» **WORK REQUIRED**
Return the listing below unchanged, minus its pictures.

» **MATERIAL PROVIDED**
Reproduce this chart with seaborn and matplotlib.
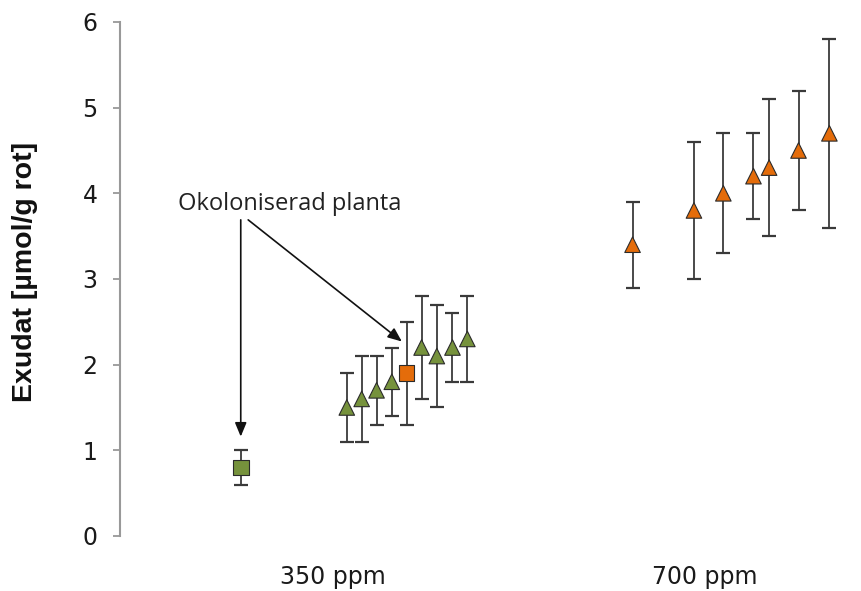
import numpy as np
import pandas as pd
import seaborn as sns
import matplotlib.pyplot as plt

# values; x: 350 ppm = 0, 700 ppm = 1
x_pos = [-0.248, 0.037, 0.077, 0.117, 0.158, 0.198, 0.238, 0.279, 0.321, 0.361,
         0.805, 0.970, 1.049, 1.130, 1.172, 1.251, 1.334]
exudat = [0.8, 1.5, 1.6, 1.7, 1.8, 1.9, 2.2, 2.1, 2.2, 2.3,
          3.4, 3.8, 4.0, 4.2, 4.3, 4.5, 4.7]
err = [0.2, 0.4, 0.5, 0.4, 0.4, 0.6, 0.6, 0.6, 0.4, 0.5,
       0.5, 0.8, 0.7, 0.5, 0.8, 0.7, 1.1]
farg = ['gron'] * 5 + ['orange'] + ['gron'] * 4 + ['orange'] * 7
form = ['kvadrat'] + ['triangel'] * 4 + ['kvadrat'] + ['triangel'] * 11
group_ticks = [0, 1]
group_labels = ['350 ppm', '700 ppm']
y_ticks = [0, 1, 2, 3, 4, 5, 6]

df = pd.DataFrame({'x': x_pos, 'y': exudat, 'err': err, 'farg': farg, 'form': form})

sns.set_style('white')
plt.rcParams['font.family'] = ['DejaVu Sans']

fig = plt.figure(figsize=(8.62, 5.91), dpi=100)
ax = fig.add_axes([0.139, 0.0931, 0.859, 0.8697])

ax.errorbar(df['x'], df['y'], yerr=df['err'], fmt='none', ecolor='#3a3a3a',
            elinewidth=1.3, capsize=5, capthick=1.6, zorder=2)
sns.scatterplot(data=df, x='x', y='y', hue='farg', style='form',
                palette={'gron': '#76923c', 'orange': '#e46c0a'},
                markers={'triangel': '^', 'kvadrat': 's'},
                s=125, edgecolor='#2b2b2b', linewidth=0.8, legend=False,
                zorder=3, ax=ax)

ax.set_xlim(-0.573, 1.417)
ax.set_ylim(0, 6)
ax.set_xticks(group_ticks)
ax.set_xticklabels(group_labels)
ax.set_yticks(y_ticks)
ax.set_xlabel('')
ax.set_ylabel('Exudat [µmol/g rot]', fontsize=20.5, fontweight='bold',
              family=['Liberation Sans', 'DejaVu Sans'], color='#111111',
              va='center')
ax.yaxis.set_label_coords(-0.128, 0.513)

for s in ['top', 'right', 'bottom']:
    ax.spines[s].set_visible(False)
ax.spines['left'].set_color('#999999')
ax.spines['left'].set_linewidth(1.5)
ax.tick_params(axis='y', length=5, width=1.3, color='#999999', pad=11,
               labelsize=17, labelcolor='#1a1a1a', left=True)
ax.tick_params(axis='x', length=0, pad=21, labelsize=17, labelcolor='#1a1a1a')

# annotation for the non-colonised plants
ax.text(-0.116, 3.88, 'Okoloniserad planta', ha='center', va='center',
        fontsize=17, family=['Open Sans', 'DejaVu Sans'], color='#222222')
pil = dict(arrowstyle='-|>,head_length=0.6,head_width=0.25', color='#111111',
           lw=1.2, shrinkA=0, shrinkB=0, mutation_scale=14)
ax.annotate('', xy=(-0.248, 1.16), xytext=(-0.248, 3.69), arrowprops=pil)
ax.annotate('', xy=(0.185, 2.27), xytext=(-0.228, 3.69), arrowprops=pil)

fig.savefig('out.png', dpi=100)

» **THE COMPLETED TASK**
Reproduce this chart with seaborn and matplotlib.
import numpy as np
import pandas as pd
import seaborn as sns
import matplotlib.pyplot as plt

# values; x: 350 ppm = 0, 700 ppm = 1
x_pos = [-0.248, 0.037, 0.077, 0.117, 0.158, 0.198, 0.238, 0.279, 0.321, 0.361,
         0.805, 0.970, 1.049, 1.130, 1.172, 1.251, 1.334]
exudat = [0.8, 1.5, 1.6, 1.7, 1.8, 1.9, 2.2, 2.1, 2.2, 2.3,
          3.4, 3.8, 4.0, 4.2, 4.3, 4.5, 4.7]
err = [0.2, 0.4, 0.5, 0.4, 0.4, 0.6, 0.6, 0.6, 0.4, 0.5,
       0.5, 0.8, 0.7, 0.5, 0.8, 0.7, 1.1]
farg = ['gron'] * 5 + ['orange'] + ['gron'] * 4 + ['orange'] * 7
form = ['kvadrat'] + ['triangel'] * 4 + ['kvadrat'] + ['triangel'] * 11
group_ticks = [0, 1]
group_labels = ['350 ppm', '700 ppm']
y_ticks = [0, 1, 2, 3, 4, 5, 6]

df = pd.DataFrame({'x': x_pos, 'y': exudat, 'err': err, 'farg': farg, 'form': form})

sns.set_style('white')
plt.rcParams['font.family'] = ['DejaVu Sans']

fig = plt.figure(figsize=(8.62, 5.91), dpi=100)
ax = fig.add_axes([0.139, 0.0931, 0.859, 0.8697])

ax.errorbar(df['x'], df['y'], yerr=df['err'], fmt='none', ecolor='#3a3a3a',
            elinewidth=1.3, capsize=5, capthick=1.6, zorder=2)
sns.scatterplot(data=df, x='x', y='y', hue='farg', style='form',
                palette={'gron': '#76923c', 'orange': '#e46c0a'},
                markers={'triangel': '^', 'kvadrat': 's'},
                s=125, edgecolor='#2b2b2b', linewidth=0.8, legend=False,
                zorder=3, ax=ax)

ax.set_xlim(-0.573, 1.417)
ax.set_ylim(0, 6)
ax.set_xticks(group_ticks)
ax.set_xticklabels(group_labels)
ax.set_yticks(y_ticks)
ax.set_xlabel('')
ax.set_ylabel('Exudat [µmol/g rot]', fontsize=20.5, fontweight='bold',
              family=['Liberation Sans', 'DejaVu Sans'], color='#111111',
              va='center')
ax.yaxis.set_label_coords(-0.128, 0.513)

for s in ['top', 'right', 'bottom']:
    ax.spines[s].set_visible(False)
ax.spines['left'].set_color('#999999')
ax.spines['left'].set_linewidth(1.5)
ax.tick_params(axis='y', length=5, width=1.3, color='#999999', pad=11,
               labelsize=17, labelcolor='#1a1a1a', left=True)
ax.tick_params(axis='x', length=0, pad=21, labelsize=17, labelcolor='#1a1a1a')

# annotation for the non-colonised plants
ax.text(-0.116, 3.88, 'Okoloniserad planta', ha='center', va='center',
        fontsize=17, family=['Open Sans', 'DejaVu Sans'], color='#222222')
pil = dict(arrowstyle='-|>,head_length=0.6,head_width=0.25', color='#111111',
           lw=1.2, shrinkA=0, shrinkB=0, mutation_scale=14)
ax.annotate('', xy=(-0.248, 1.16), xytext=(-0.248, 3.69), arrowprops=pil)
ax.annotate('', xy=(0.185, 2.27), xytext=(-0.228, 3.69), arrowprops=pil)

fig.savefig('out.png', dpi=100)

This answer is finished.